WASHINGTON -- The National Education Association, the nation’s largest union, endorsed Democratic presidential candidate Hillary Clinton on Saturday.
The union’s campaign arm had indicated that it was recommending the endorsement earlier this week, as Politico first reported. Members of the 3-million-strong union who support Clinton’s main rival for the Democratic nomination, Sen. Bernie Sanders (I-Vt.), have already protested the move, just as Sanders supporters from the American Federation of Teachers did when Clinton secured that union's endorsement in July.
"Clinton is a strong leader who will do what is best for America’s students. For more than four decades, Clinton has fought to make sure all children have a fair opportunity to succeed regardless of their ZIP code," said Lily Eskelsen García, president of the NEA, in a statement. "Clinton will continue to advocate on behalf of students, educators and working families because she understands the road to a stronger U.S. economy starts in America’s public schools.”

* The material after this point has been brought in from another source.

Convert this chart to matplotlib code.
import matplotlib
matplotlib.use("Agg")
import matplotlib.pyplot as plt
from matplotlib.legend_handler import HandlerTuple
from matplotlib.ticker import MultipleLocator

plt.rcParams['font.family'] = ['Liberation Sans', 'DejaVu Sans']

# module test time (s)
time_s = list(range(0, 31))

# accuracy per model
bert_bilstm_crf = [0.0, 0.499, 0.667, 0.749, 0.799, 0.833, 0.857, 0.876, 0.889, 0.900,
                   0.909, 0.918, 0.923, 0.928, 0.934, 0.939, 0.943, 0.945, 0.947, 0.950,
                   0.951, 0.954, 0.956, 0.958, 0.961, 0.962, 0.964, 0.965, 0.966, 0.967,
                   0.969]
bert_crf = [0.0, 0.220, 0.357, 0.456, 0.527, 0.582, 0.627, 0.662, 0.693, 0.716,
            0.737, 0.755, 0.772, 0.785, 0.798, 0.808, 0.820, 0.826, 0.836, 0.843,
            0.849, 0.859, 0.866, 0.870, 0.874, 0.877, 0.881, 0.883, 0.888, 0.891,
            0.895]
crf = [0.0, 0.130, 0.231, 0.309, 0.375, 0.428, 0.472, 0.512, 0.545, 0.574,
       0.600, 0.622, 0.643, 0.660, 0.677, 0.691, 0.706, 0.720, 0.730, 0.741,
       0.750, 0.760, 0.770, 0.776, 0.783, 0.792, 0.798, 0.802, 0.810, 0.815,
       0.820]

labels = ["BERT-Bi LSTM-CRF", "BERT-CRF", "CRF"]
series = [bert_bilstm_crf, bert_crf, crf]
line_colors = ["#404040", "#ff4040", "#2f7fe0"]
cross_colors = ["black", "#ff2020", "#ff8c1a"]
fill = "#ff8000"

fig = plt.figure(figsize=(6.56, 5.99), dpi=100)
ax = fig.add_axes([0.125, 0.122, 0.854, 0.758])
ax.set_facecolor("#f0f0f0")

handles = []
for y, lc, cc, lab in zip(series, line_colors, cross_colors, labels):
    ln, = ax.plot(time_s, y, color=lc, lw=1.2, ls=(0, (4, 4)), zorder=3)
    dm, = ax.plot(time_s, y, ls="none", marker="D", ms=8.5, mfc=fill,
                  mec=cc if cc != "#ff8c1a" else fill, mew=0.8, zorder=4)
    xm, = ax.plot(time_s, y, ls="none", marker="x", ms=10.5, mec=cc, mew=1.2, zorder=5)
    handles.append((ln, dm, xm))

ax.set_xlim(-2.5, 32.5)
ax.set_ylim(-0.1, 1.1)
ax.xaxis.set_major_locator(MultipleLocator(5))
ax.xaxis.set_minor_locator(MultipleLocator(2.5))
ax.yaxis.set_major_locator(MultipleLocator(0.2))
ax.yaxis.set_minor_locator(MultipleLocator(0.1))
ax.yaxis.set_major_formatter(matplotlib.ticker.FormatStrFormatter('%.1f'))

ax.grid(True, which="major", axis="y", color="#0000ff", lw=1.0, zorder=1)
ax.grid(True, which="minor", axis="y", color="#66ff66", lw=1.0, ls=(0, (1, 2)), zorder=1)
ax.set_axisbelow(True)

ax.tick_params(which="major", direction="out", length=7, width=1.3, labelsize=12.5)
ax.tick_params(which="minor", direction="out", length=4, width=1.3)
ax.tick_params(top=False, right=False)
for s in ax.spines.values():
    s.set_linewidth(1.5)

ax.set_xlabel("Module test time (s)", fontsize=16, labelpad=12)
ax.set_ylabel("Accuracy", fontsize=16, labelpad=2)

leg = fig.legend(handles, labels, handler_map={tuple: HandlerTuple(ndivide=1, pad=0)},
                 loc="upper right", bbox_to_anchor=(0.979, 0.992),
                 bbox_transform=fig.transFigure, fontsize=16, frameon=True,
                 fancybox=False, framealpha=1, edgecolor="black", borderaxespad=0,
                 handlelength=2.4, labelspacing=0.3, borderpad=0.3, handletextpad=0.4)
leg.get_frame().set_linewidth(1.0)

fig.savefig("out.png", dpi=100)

“As a lifelong fighter for children and families, I am deeply honored to have earned the endorsement of the National Education Association and their nearly 3 million members," Clinton stated.
The NEA’s campaign arm had said that it believed Clinton was the candidate best positioned to win in the general election next year. But both Clinton and Sanders had received “A” ratings on the group’s congressional legislative scorecard.

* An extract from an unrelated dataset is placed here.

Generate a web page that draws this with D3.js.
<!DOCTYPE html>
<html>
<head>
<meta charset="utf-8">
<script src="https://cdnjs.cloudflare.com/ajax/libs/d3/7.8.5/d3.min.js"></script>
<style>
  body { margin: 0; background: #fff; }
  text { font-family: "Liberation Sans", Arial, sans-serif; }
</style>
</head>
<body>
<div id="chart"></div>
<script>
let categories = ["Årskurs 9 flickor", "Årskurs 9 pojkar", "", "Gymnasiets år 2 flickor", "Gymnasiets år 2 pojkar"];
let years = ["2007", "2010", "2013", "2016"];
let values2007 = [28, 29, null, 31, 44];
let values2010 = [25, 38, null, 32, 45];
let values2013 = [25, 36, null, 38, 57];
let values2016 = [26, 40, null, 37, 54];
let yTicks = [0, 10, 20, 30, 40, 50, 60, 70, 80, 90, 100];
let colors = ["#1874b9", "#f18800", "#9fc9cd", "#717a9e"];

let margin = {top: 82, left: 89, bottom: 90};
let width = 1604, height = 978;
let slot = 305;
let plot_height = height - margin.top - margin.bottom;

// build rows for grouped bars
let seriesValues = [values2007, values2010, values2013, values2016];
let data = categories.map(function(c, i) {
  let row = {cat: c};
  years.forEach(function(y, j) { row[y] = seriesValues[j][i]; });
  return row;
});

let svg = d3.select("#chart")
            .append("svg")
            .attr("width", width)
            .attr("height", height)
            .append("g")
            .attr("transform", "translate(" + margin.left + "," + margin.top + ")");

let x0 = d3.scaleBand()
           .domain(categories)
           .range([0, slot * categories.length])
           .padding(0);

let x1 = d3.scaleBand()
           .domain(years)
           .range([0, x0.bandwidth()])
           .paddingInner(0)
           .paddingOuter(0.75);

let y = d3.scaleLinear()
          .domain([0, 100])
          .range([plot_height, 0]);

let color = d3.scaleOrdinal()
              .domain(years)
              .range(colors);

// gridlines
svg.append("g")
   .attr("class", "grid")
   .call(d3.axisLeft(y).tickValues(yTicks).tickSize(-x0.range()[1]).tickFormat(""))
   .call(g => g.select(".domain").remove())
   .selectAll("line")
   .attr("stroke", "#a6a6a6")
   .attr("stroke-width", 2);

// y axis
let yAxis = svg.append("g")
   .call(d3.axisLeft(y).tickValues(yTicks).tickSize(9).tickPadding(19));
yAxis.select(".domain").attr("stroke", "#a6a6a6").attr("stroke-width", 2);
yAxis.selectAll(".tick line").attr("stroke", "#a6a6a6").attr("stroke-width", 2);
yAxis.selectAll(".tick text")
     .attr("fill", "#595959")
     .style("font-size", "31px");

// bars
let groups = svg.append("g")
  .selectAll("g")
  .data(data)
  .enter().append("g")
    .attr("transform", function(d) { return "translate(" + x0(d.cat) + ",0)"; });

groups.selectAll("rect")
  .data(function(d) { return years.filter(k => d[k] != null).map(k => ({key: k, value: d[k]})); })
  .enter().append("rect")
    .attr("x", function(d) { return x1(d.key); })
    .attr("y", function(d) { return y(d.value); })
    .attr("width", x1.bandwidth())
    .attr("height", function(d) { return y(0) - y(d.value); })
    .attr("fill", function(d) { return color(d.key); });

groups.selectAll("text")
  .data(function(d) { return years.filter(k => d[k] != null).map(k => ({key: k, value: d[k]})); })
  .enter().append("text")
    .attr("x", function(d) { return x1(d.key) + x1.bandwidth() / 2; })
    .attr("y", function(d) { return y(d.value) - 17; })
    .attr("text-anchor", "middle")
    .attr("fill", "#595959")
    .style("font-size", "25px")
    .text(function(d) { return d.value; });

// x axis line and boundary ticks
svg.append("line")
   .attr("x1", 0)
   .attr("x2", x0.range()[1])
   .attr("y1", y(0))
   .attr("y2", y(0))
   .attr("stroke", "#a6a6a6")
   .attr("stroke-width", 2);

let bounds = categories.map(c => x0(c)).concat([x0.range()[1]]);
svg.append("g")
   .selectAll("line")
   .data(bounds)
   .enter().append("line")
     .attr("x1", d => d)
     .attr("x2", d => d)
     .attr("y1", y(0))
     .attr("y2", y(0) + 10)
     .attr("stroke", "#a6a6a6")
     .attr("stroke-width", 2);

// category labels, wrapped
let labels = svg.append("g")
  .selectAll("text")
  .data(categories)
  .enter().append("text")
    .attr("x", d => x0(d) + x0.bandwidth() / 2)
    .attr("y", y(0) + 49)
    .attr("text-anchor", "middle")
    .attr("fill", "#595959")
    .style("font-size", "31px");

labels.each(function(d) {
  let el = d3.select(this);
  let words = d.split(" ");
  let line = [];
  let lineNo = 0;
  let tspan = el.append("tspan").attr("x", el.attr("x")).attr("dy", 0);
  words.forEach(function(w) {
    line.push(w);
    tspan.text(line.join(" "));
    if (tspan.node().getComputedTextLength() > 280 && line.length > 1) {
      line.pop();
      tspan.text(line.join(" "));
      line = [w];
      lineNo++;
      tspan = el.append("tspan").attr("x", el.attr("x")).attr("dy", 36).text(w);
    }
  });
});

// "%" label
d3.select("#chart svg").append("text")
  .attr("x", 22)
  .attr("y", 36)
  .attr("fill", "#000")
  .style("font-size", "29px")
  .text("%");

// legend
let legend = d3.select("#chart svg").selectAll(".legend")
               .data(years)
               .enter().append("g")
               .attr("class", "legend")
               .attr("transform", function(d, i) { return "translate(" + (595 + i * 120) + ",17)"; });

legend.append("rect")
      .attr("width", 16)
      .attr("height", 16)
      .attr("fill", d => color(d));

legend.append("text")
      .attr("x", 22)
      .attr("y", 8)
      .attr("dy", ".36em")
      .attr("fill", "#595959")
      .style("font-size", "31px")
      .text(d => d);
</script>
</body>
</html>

Despite not earning the endorsement of the national union, Sanders issued a statement on Saturday thanking the members who did support him.
“I am proud to have the support of many hundreds of thousands of members of the National Education Association and trade unionists all across America. We are going to win this nomination and the general election because of support from grassroots Americans. We are on track to do just that.”
The NEA’s early endorsement of Clinton is out of step with its 2008 process, when it waited to endorse President Barack Obama until after he had secured his party’s nomination. Sanders supporters within the ranks of other unions that have endorsed Clinton have expressed frustration and anger that their respective unions decided to endorse in the primary at all.
But some of the NEA’s state chapters hadn’t waited until the national body made its decision. The Vermont NEA endorsed Sanders, while the New Hampshire chapter picked Clinton in September. Other chapters had urged the national board to wait longer before making an endorsement.
The NEA’s interests include ending competitive block grant programs supported by Obama like “Race to the Top,” and scaling back federally mandated “high-stakes” standardized testing that influences administrative decisions about teachers. Members of the Democratic Party have been divided over the merits of changes in public education, including more funding for charter schools and teacher evaluation systems influenced by standardized test scores.
“It’s just dead wrong to make teachers the scapegoats for all of society’s problems,” Clinton told the AFT earlier this year, according to The Washington Post. “Where I come from, teachers are the solution. And I strongly believe that unions are part of the solution, too.”